## EXERCISE TASK
Set down the data below from its first line to the line holding "Chart.defaults.color = '#666';", inclusive; omit all pictures.
----
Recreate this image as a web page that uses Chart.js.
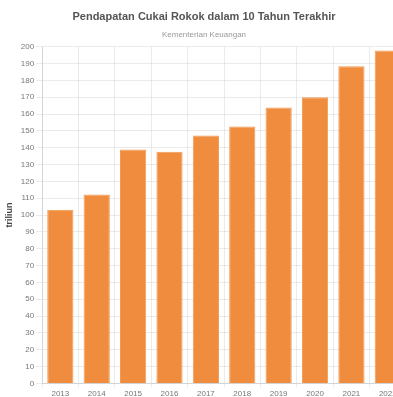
<!DOCTYPE html>
<html>
<head>
<meta charset="utf-8">
<title>Cukai Rokok</title>
<script src="https://cdn.jsdelivr.net/npm/chart.js@4/dist/chart.umd.min.js"></script>
<style>
    html, body { margin: 0; padding: 0; background: #fff; overflow: hidden; }
    .chart-box { position: relative; width: 415px; height: 401px; }
</style>
</head>
<body>
<div class="chart-box">
    <canvas id="cukaiChart"></canvas>
</div>
<script>
// Pendapatan cukai rokok per tahun (triliun rupiah)
const tahun = ['2013', '2014', '2015', '2016', '2017', '2018', '2019', '2020', '2021', '2022'];
const pendapatan = [103.2, 112.3, 139.0, 137.6, 147.3, 152.6, 164.0, 170.0, 188.5, 197.8];
const judul = 'Pendapatan Cukai Rokok dalam 10 Tahun Terakhir';
const sumber = 'Kementerian Keuangan';
const labelSumbuY = 'triliun';

Chart.defaults.font.family = '"Liberation Sans", Arial, sans-serif';
Chart.defaults.color = '#666';

const ctx = document.getElementById('cukaiChart').getContext('2d');
new Chart(ctx, {
    type: 'bar',
    data: {
        labels: tahun,
        datasets: [{
            label: 'Pendapatan',
            data: pendapatan,
            backgroundColor: '#ef8c3d',
            borderColor: '#f29a52',
            borderWidth: 1
        }]
    },
    options: {
        responsive: true,
        maintainAspectRatio: false,
        animation: false,
        layout: { padding: { right: 9, bottom: 0, left: 2 } },
        scales: {
            x: {
                grid: { color: 'rgba(0,0,0,0.08)', tickLength: 4 },
                ticks: { font: { size: 8 }, color: '#777', padding: 2 }
            },
            y: {
                min: 0,
                max: 200,
                grid: { color: 'rgba(0,0,0,0.08)', tickLength: 6 },
                ticks: { stepSize: 10, font: { size: 8 }, color: '#777', padding: 2 },
                title: {
                    display: true,
                    text: labelSumbuY,
                    font: { size: 9, weight: 'bold' },
                    color: '#444',
                    padding: { top: 2, bottom: 4 }
                }
            }
        },
        plugins: {
            legend: { display: false },
            tooltip: { enabled: false },
            title: {
                display: true,
                text: judul,
                font: { size: 11, weight: 'bold' },
                color: '#555',
                padding: { top: 10, bottom: 7 }
            },
            subtitle: {
                display: true,
                text: sumber,
                font: { size: 8 },
                color: '#999',
                padding: { bottom: 7 }
            }
        }
    }
});
</script>
</body>
</html>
----
## FINAL ANSWER
Recreate this image as a web page that uses Chart.js.
<!DOCTYPE html>
<html>
<head>
<meta charset="utf-8">
<title>Cukai Rokok</title>
<script src="https://cdn.jsdelivr.net/npm/chart.js@4/dist/chart.umd.min.js"></script>
<style>
    html, body { margin: 0; padding: 0; background: #fff; overflow: hidden; }
    .chart-box { position: relative; width: 415px; height: 401px; }
</style>
</head>
<body>
<div class="chart-box">
    <canvas id="cukaiChart"></canvas>
</div>
<script>
// Pendapatan cukai rokok per tahun (triliun rupiah)
const tahun = ['2013', '2014', '2015', '2016', '2017', '2018', '2019', '2020', '2021', '2022'];
const pendapatan = [103.2, 112.3, 139.0, 137.6, 147.3, 152.6, 164.0, 170.0, 188.5, 197.8];
const judul = 'Pendapatan Cukai Rokok dalam 10 Tahun Terakhir';
const sumber = 'Kementerian Keuangan';
const labelSumbuY = 'triliun';

Chart.defaults.font.family = '"Liberation Sans", Arial, sans-serif';
Chart.defaults.color = '#666';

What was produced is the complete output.